Wellbeing: A Bottom Line Issue
How Feeling Good at Work Drives Business Performance
When IBM asked CEOs around the world to identify the most important leadership traits needed today, their answer was resounding: collaborative, communicative, creative and flexible. CEOs are seeking “employees with the ability to constantly reinvent themselves. These employees are comfortable with change; they learn as they go, often from others’ experiences,” notes the study. Driving the need for these skills is the complexity of problems that organizations face today, and the demand for innovation is critical to drive bottom line results.
But here’s the new dilemma that CEOs face: collaboration, communication, creativity and flexibility are a set of behaviors that require leadership skills, metrics and mindsets that are different from what many business leaders have learned in the past. For decades, business schools churned out young leaders who were well trained in areas such as logistics, supply chain management, analysis and the like. Only recently are organizations recognizing that those business fundamentals aren’t enough on their own.
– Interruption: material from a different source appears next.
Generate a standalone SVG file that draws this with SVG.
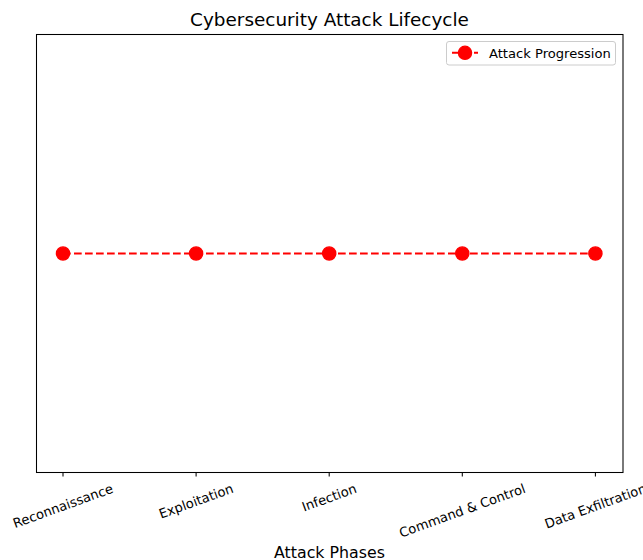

They also need to create an environment and culture in which the necessary new behaviors can thrive.
Fostering creativity and innovation requires a new strategy that might take some business leaders by surprise—a rigorous focus on organizational and employee well-being. “The most successful organizations are now turning their attention to employee well-being as a way to gain emotional, financial and competitive advantage,” notes Tom Rath, Gallup’s leader of workplace research and co-author of the bestselling book “Wellbeing.”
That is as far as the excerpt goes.